Facinated with Clipper ships, 
it’s not surprising that Juan Trippe wanted to glorify them in this mural. 
  He even named his aircraft after them!
The mural was completed in 1966 and remained in the Sky Club for 45 years.
Fast forward to December 2005…
The Sky Club closed and the mural was put up for auction.
Ed Trippe, son of Juan Trippe, was there, hoping to save the mural from an uncertain future.
He had an ambitious plan – to bring the mural to Bermuda 
to adorn the restaurant in his new venture, a luxurious resort called Tucker’s Point. 
But he was OUTBID!
If it hadn’t been for the winner withdrawing his bid, 
this fabulous mural would have been hidden 
forever from public eye.
It certainly has the attention it deserves now!
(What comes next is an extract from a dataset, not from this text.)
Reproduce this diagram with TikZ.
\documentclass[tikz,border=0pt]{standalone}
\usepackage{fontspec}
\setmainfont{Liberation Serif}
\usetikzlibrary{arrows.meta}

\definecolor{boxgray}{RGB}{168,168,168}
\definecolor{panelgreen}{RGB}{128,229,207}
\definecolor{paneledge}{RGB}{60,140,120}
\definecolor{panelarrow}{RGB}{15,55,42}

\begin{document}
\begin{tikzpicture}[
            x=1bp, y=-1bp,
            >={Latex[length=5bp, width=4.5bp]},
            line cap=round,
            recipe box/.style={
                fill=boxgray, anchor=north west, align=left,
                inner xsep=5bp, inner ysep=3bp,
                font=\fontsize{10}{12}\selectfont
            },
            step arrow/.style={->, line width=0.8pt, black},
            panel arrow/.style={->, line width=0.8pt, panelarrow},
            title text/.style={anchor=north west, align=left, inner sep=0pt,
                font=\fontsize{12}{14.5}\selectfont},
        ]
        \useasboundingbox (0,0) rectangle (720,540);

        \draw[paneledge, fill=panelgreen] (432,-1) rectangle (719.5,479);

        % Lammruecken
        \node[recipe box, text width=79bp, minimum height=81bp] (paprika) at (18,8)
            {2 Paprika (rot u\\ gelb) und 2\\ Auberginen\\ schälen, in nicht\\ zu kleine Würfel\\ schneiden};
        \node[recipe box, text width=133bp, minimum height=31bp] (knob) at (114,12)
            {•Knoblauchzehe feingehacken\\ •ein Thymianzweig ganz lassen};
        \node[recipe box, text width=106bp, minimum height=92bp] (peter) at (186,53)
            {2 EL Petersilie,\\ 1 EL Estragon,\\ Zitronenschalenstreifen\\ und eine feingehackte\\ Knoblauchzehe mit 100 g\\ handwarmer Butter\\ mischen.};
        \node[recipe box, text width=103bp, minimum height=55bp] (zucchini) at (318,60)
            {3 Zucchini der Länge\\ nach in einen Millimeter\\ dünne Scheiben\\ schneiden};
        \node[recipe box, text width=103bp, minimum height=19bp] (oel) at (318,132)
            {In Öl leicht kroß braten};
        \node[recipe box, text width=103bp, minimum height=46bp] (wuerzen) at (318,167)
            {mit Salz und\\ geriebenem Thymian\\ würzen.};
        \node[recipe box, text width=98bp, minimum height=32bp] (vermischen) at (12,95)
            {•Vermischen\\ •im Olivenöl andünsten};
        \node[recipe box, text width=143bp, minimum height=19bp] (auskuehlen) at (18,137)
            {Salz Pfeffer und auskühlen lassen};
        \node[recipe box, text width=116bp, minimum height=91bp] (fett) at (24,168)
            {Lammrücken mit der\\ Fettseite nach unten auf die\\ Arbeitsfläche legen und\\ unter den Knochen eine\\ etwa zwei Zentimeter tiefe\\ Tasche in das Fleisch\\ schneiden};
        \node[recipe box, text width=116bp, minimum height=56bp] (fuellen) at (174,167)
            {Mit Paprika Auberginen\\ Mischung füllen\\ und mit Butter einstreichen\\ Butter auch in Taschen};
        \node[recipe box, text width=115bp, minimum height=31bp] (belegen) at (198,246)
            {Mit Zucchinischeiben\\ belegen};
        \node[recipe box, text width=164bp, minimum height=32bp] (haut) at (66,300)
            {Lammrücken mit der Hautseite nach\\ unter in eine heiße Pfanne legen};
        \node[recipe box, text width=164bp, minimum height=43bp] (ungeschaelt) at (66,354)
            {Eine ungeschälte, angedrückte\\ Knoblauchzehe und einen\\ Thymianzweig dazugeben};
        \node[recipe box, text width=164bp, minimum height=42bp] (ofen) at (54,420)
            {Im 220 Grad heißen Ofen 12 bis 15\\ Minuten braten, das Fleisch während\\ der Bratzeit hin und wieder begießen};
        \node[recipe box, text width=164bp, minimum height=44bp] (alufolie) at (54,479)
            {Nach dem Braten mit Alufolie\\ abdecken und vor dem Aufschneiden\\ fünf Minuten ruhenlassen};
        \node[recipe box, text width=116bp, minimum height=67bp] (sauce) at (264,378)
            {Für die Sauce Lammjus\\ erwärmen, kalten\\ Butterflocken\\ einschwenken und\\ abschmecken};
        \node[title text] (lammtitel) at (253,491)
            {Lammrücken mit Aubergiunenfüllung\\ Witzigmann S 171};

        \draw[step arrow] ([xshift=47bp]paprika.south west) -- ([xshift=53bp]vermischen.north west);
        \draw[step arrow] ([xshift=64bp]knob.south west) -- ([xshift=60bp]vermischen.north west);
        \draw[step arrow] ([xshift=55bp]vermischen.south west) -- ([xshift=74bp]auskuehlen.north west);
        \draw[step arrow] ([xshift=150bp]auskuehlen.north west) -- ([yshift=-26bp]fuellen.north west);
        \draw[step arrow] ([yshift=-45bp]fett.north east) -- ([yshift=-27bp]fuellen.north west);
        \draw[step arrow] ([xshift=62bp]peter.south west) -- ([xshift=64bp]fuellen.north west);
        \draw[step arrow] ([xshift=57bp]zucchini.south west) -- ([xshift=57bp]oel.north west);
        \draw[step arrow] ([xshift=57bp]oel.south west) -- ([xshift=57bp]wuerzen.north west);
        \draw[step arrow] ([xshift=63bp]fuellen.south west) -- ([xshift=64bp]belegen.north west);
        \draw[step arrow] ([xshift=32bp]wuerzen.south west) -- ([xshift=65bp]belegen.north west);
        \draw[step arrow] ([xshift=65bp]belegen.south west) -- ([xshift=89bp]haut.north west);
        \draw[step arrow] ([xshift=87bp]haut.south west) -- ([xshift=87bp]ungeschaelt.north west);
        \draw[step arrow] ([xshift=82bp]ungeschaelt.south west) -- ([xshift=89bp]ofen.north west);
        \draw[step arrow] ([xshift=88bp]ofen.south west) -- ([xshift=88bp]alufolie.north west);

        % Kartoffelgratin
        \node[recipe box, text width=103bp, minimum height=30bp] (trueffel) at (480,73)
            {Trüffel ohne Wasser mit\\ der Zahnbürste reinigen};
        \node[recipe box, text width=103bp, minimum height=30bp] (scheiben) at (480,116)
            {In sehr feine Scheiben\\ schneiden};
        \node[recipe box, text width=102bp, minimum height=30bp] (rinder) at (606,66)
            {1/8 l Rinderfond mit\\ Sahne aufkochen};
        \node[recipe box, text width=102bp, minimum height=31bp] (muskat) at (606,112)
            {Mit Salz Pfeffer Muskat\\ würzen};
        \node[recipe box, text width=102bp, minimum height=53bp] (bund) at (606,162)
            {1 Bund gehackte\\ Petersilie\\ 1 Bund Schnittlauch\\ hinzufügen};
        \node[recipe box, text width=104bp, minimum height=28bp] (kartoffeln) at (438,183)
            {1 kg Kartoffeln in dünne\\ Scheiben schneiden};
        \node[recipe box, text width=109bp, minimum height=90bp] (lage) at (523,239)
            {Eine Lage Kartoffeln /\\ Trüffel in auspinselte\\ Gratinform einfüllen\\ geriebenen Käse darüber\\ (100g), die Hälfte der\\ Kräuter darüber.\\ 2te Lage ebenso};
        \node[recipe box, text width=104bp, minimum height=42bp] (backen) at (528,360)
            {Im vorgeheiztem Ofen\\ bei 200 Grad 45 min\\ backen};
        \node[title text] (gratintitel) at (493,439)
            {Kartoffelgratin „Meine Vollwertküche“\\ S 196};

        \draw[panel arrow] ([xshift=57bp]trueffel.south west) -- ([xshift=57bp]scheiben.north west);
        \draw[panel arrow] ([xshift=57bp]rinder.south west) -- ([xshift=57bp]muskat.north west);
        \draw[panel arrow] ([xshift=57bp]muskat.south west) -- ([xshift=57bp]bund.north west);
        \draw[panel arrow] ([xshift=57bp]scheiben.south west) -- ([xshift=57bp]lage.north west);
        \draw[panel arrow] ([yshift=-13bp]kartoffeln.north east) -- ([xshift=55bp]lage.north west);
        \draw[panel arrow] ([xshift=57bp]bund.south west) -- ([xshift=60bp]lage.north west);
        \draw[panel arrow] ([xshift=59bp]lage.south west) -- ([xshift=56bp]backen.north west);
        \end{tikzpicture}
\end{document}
This is my one and only photo of the mural.  
I took it on the sly as we walked through the crowded dining room to our table.
But during dinner, 
my eyes kept wandering 360 around the room to catch all the different 
views of this incredible work of art.  Believe me, it was breathtaking.
This is the same view of the Port of London and Gouchester Seaport as seen on the artist’s website
Another port-of-call, Rio de Janeiro 1850’s
And my favorite, Victoria Harbor, Hong Kong 1860’s
Needless to say, it was a very "glamorous" experience for me.
After learning the story of the mural’s connection to Pan Am, the 60’s
and the precarious path back to its rightful owner, I was mesmerized.
It has all the intriguing ingredients for a great movie, don’t you think?